■ DATASET EXTRACT
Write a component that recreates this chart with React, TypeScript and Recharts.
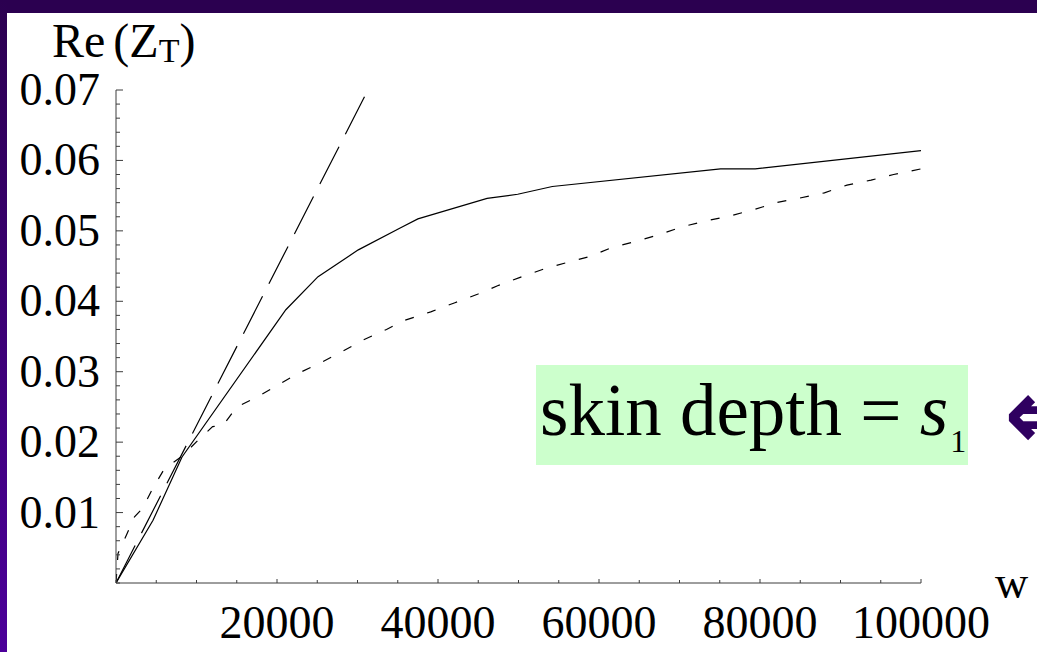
import { Line, LineChart, XAxis, YAxis } from 'recharts';

const W = 1037;
const H = 652;
const SERIF = "'Liberation Serif', 'DejaVu Serif', serif";
const INK = '#000000';
const AXIS = '#3c3c3c';
const FRAME_DARK = '#2b0050';
const FRAME_LIGHT = '#4c009a';
const BOX_GREEN = '#ccffcc';

// low-frequency asymptote
const slopeW = [0, 31300];
const slopeZ = [0, 0.07];

// solid curve
const solidW = [0, 4600, 8200, 21100, 25100, 30100, 35300, 37500, 46100, 49900, 54200, 75100, 79400, 100000];
const solidZ = [0, 0.0089, 0.0179, 0.0388, 0.0435, 0.0473, 0.0504, 0.0517, 0.0546, 0.0552, 0.0563, 0.0588, 0.0588, 0.0614];

// short-dashed curve
const dashW = [
  0, 250, 1300, 2300, 3300, 4500, 6000, 8200, 10400, 12000, 13300, 15000, 17500, 19500, 22500, 25300,
  28000, 30700, 33600, 35600, 39100, 42100, 44900, 47400, 50200, 53200, 56000, 59000, 61500, 64600,
  67600, 70100, 73200, 76200, 79200, 82000, 84700, 88000, 90800, 93800, 96600, 100000,
];
const dashZ = [
  0, 0.0042, 0.0068, 0.0094, 0.0106, 0.0133, 0.0162, 0.018, 0.0205, 0.0222, 0.0224, 0.025, 0.0264, 0.0277, 0.0297, 0.0312,
  0.0328, 0.0345, 0.036, 0.0372, 0.0385, 0.0398, 0.041, 0.0422, 0.0434, 0.0446, 0.0455, 0.0464, 0.0476, 0.0485,
  0.0495, 0.0505, 0.0514, 0.0521, 0.053, 0.054, 0.0546, 0.0554, 0.0565, 0.0572, 0.058, 0.0588,
];

const Y_LABELS = ['0.01', '0.02', '0.03', '0.04', '0.05', '0.06', '0.07'];
const X_LABELS = ['20000', '40000', '60000', '80000', '100000'];

const yTicks = Array.from({ length: 36 }, (_, i) => +(i * 0.002).toFixed(3));
const xTicks = Array.from({ length: 21 }, (_, i) => i * 5000);

const toPoints = (ws: number[], zs: number[]) => ws.map((w, i) => ({ w, z: zs[i] }));

function YTick(props: any) {
  const { x, y, payload } = props;
  const v: number = payload.value;
  const hundredths = Math.round(v * 100);
  const major = v > 0 && Math.abs(v * 100 - hundredths) < 1e-6;
  const label = major ? Y_LABELS[hundredths - 1] : null;
  return (
    <g>
      <line x1={x} x2={x + (major ? 7 : 4)} y1={y} y2={y} stroke={AXIS} strokeWidth={1} />
      {label && (
        <text x={100} y={y + 15} textAnchor="end" fontFamily={SERIF} fontSize={46} fill={INK}>
          {label}
        </text>
      )}
    </g>
  );
}

function XTick(props: any) {
  const { x, y, payload } = props;
  const v: number = payload.value;
  const major = v > 0 && v % 20000 === 0;
  const label = major ? X_LABELS[v / 20000 - 1] : null;
  return (
    <g>
      <line x1={x} x2={x} y1={y} y2={y - (major ? 4 : 3)} stroke={AXIS} strokeWidth={1} />
      {label && (
        <text x={x} y={y + 55} textAnchor="middle" fontFamily={SERIF} fontSize={46} fill={INK}>
          {label}
        </text>
      )}
    </g>
  );
}

export default function App() {
  return (
    <div style={{ position: 'absolute', left: 0, top: 0, width: W, height: H, background: '#ffffff', overflow: 'hidden' }}>
      <div style={{ position: 'absolute', left: 0, top: 0, width: W, height: 13, background: FRAME_DARK }} />
      <div
        style={{
          position: 'absolute',
          left: 0,
          top: 0,
          width: 7,
          height: H,
          background: `linear-gradient(to bottom, ${FRAME_DARK}, ${FRAME_LIGHT})`,
        }}
      />
      <div style={{ position: 'absolute', left: 0, top: 0 }}>
        <LineChart width={W} height={H} margin={{ top: 90, right: 116, bottom: 0, left: 0 }}>
          <XAxis
            type="number"
            dataKey="w"
            domain={[0, 100000]}
            ticks={xTicks}
            interval={0}
            height={69}
            tickSize={0}
            tickMargin={0}
            tickLine={false}
            axisLine={{ stroke: AXIS }}
            tick={XTick}
            allowDataOverflow
          />
          <YAxis
            type="number"
            dataKey="z"
            domain={[0, 0.07]}
            ticks={yTicks}
            interval={0}
            width={116}
            tickSize={0}
            tickMargin={0}
            tickLine={false}
            axisLine={{ stroke: AXIS }}
            tick={YTick}
            allowDataOverflow
          />
          <Line
            data={toPoints(slopeW, slopeZ)}
            dataKey="z"
            type="linear"
            stroke={INK}
            strokeWidth={1.2}
            strokeDasharray="42 14"
            dot={false}
            isAnimationActive={false}
          />
          <Line
            data={toPoints(dashW, dashZ)}
            dataKey="z"
            type="linear"
            stroke={INK}
            strokeWidth={1.2}
            strokeDasharray="9 14"
            dot={false}
            isAnimationActive={false}
          />
          <Line
            data={toPoints(solidW, solidZ)}
            dataKey="z"
            type="linear"
            stroke={INK}
            strokeWidth={1.2}
            dot={false}
            isAnimationActive={false}
          />
        </LineChart>
      </div>
      <svg width={W} height={H} style={{ position: 'absolute', left: 0, top: 0, pointerEvents: 'none' }}>
        <text x={52} y={57} fontFamily={SERIF} fontSize={48} fill={INK} style={{ whiteSpace: 'pre' }}>
          <tspan>Re</tspan>
          <tspan dx={8}>(Z</tspan>
          <tspan fontSize={34} dy={5}>T</tspan>
          <tspan dy={-5}>)</tspan>
        </text>
        <text x={995} y={598} fontFamily={SERIF} fontSize={46} fill={INK}>
          w
        </text>
        <rect x={536} y={365} width={432} height={100} fill={BOX_GREEN} />
        <text x={540} y={435} fontFamily={SERIF} fontSize={73} fill={INK} style={{ whiteSpace: 'pre' }}>
          <tspan>skin depth = </tspan>
          <tspan fontStyle="italic">s</tspan>
          <tspan fontSize={32} dx={2} dy={17}>1</tspan>
        </text>
        <text x={1004} y={449} fontFamily="'DejaVu Sans', sans-serif" fontWeight="bold" fontSize={100} fill="#2f0060">
          ⇐
        </text>
      </svg>
    </div>
  );
}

■ WHAT YOU NEED TO DO
Reproduce the material in full, word for word, and omit the pictures.

■ OUTPUT FOR THIS EXERCISE
Write a component that recreates this chart with React, TypeScript and Recharts.
import { Line, LineChart, XAxis, YAxis } from 'recharts';

const W = 1037;
const H = 652;
const SERIF = "'Liberation Serif', 'DejaVu Serif', serif";
const INK = '#000000';
const AXIS = '#3c3c3c';
const FRAME_DARK = '#2b0050';
const FRAME_LIGHT = '#4c009a';
const BOX_GREEN = '#ccffcc';

// low-frequency asymptote
const slopeW = [0, 31300];
const slopeZ = [0, 0.07];

// solid curve
const solidW = [0, 4600, 8200, 21100, 25100, 30100, 35300, 37500, 46100, 49900, 54200, 75100, 79400, 100000];
const solidZ = [0, 0.0089, 0.0179, 0.0388, 0.0435, 0.0473, 0.0504, 0.0517, 0.0546, 0.0552, 0.0563, 0.0588, 0.0588, 0.0614];

// short-dashed curve
const dashW = [
  0, 250, 1300, 2300, 3300, 4500, 6000, 8200, 10400, 12000, 13300, 15000, 17500, 19500, 22500, 25300,
  28000, 30700, 33600, 35600, 39100, 42100, 44900, 47400, 50200, 53200, 56000, 59000, 61500, 64600,
  67600, 70100, 73200, 76200, 79200, 82000, 84700, 88000, 90800, 93800, 96600, 100000,
];
const dashZ = [
  0, 0.0042, 0.0068, 0.0094, 0.0106, 0.0133, 0.0162, 0.018, 0.0205, 0.0222, 0.0224, 0.025, 0.0264, 0.0277, 0.0297, 0.0312,
  0.0328, 0.0345, 0.036, 0.0372, 0.0385, 0.0398, 0.041, 0.0422, 0.0434, 0.0446, 0.0455, 0.0464, 0.0476, 0.0485,
  0.0495, 0.0505, 0.0514, 0.0521, 0.053, 0.054, 0.0546, 0.0554, 0.0565, 0.0572, 0.058, 0.0588,
];

const Y_LABELS = ['0.01', '0.02', '0.03', '0.04', '0.05', '0.06', '0.07'];
const X_LABELS = ['20000', '40000', '60000', '80000', '100000'];

const yTicks = Array.from({ length: 36 }, (_, i) => +(i * 0.002).toFixed(3));
const xTicks = Array.from({ length: 21 }, (_, i) => i * 5000);

const toPoints = (ws: number[], zs: number[]) => ws.map((w, i) => ({ w, z: zs[i] }));

function YTick(props: any) {
  const { x, y, payload } = props;
  const v: number = payload.value;
  const hundredths = Math.round(v * 100);
  const major = v > 0 && Math.abs(v * 100 - hundredths) < 1e-6;
  const label = major ? Y_LABELS[hundredths - 1] : null;
  return (
    <g>
      <line x1={x} x2={x + (major ? 7 : 4)} y1={y} y2={y} stroke={AXIS} strokeWidth={1} />
      {label && (
        <text x={100} y={y + 15} textAnchor="end" fontFamily={SERIF} fontSize={46} fill={INK}>
          {label}
        </text>
      )}
    </g>
  );
}

function XTick(props: any) {
  const { x, y, payload } = props;
  const v: number = payload.value;
  const major = v > 0 && v % 20000 === 0;
  const label = major ? X_LABELS[v / 20000 - 1] : null;
  return (
    <g>
      <line x1={x} x2={x} y1={y} y2={y - (major ? 4 : 3)} stroke={AXIS} strokeWidth={1} />
      {label && (
        <text x={x} y={y + 55} textAnchor="middle" fontFamily={SERIF} fontSize={46} fill={INK}>
          {label}
        </text>
      )}
    </g>
  );
}

export default function App() {
  return (
    <div style={{ position: 'absolute', left: 0, top: 0, width: W, height: H, background: '#ffffff', overflow: 'hidden' }}>
      <div style={{ position: 'absolute', left: 0, top: 0, width: W, height: 13, background: FRAME_DARK }} />
      <div
        style={{
          position: 'absolute',
          left: 0,
          top: 0,
          width: 7,
          height: H,
          background: `linear-gradient(to bottom, ${FRAME_DARK}, ${FRAME_LIGHT})`,
        }}
      />
      <div style={{ position: 'absolute', left: 0, top: 0 }}>
        <LineChart width={W} height={H} margin={{ top: 90, right: 116, bottom: 0, left: 0 }}>
          <XAxis
            type="number"
            dataKey="w"
            domain={[0, 100000]}
            ticks={xTicks}
            interval={0}
            height={69}
            tickSize={0}
            tickMargin={0}
            tickLine={false}
            axisLine={{ stroke: AXIS }}
            tick={XTick}
            allowDataOverflow
          />
          <YAxis
            type="number"
            dataKey="z"
            domain={[0, 0.07]}
            ticks={yTicks}
            interval={0}
            width={116}
            tickSize={0}
            tickMargin={0}
            tickLine={false}
            axisLine={{ stroke: AXIS }}
            tick={YTick}
            allowDataOverflow
          />
          <Line
            data={toPoints(slopeW, slopeZ)}
            dataKey="z"
            type="linear"
            stroke={INK}
            strokeWidth={1.2}
            strokeDasharray="42 14"
            dot={false}
            isAnimationActive={false}
          />
          <Line
            data={toPoints(dashW, dashZ)}
            dataKey="z"
            type="linear"
            stroke={INK}
            strokeWidth={1.2}
            strokeDasharray="9 14"
            dot={false}
            isAnimationActive={false}
          />
          <Line
            data={toPoints(solidW, solidZ)}
            dataKey="z"
            type="linear"
            stroke={INK}
            strokeWidth={1.2}
            dot={false}
            isAnimationActive={false}
          />
        </LineChart>
      </div>
      <svg width={W} height={H} style={{ position: 'absolute', left: 0, top: 0, pointerEvents: 'none' }}>
        <text x={52} y={57} fontFamily={SERIF} fontSize={48} fill={INK} style={{ whiteSpace: 'pre' }}>
          <tspan>Re</tspan>
          <tspan dx={8}>(Z</tspan>
          <tspan fontSize={34} dy={5}>T</tspan>
          <tspan dy={-5}>)</tspan>
        </text>
        <text x={995} y={598} fontFamily={SERIF} fontSize={46} fill={INK}>
          w
        </text>
        <rect x={536} y={365} width={432} height={100} fill={BOX_GREEN} />
        <text x={540} y={435} fontFamily={SERIF} fontSize={73} fill={INK} style={{ whiteSpace: 'pre' }}>
          <tspan>skin depth = </tspan>
          <tspan fontStyle="italic">s</tspan>
          <tspan fontSize={32} dx={2} dy={17}>1</tspan>
        </text>
        <text x={1004} y={449} fontFamily="'DejaVu Sans', sans-serif" fontWeight="bold" fontSize={100} fill="#2f0060">
          ⇐
        </text>
      </svg>
    </div>
  );
}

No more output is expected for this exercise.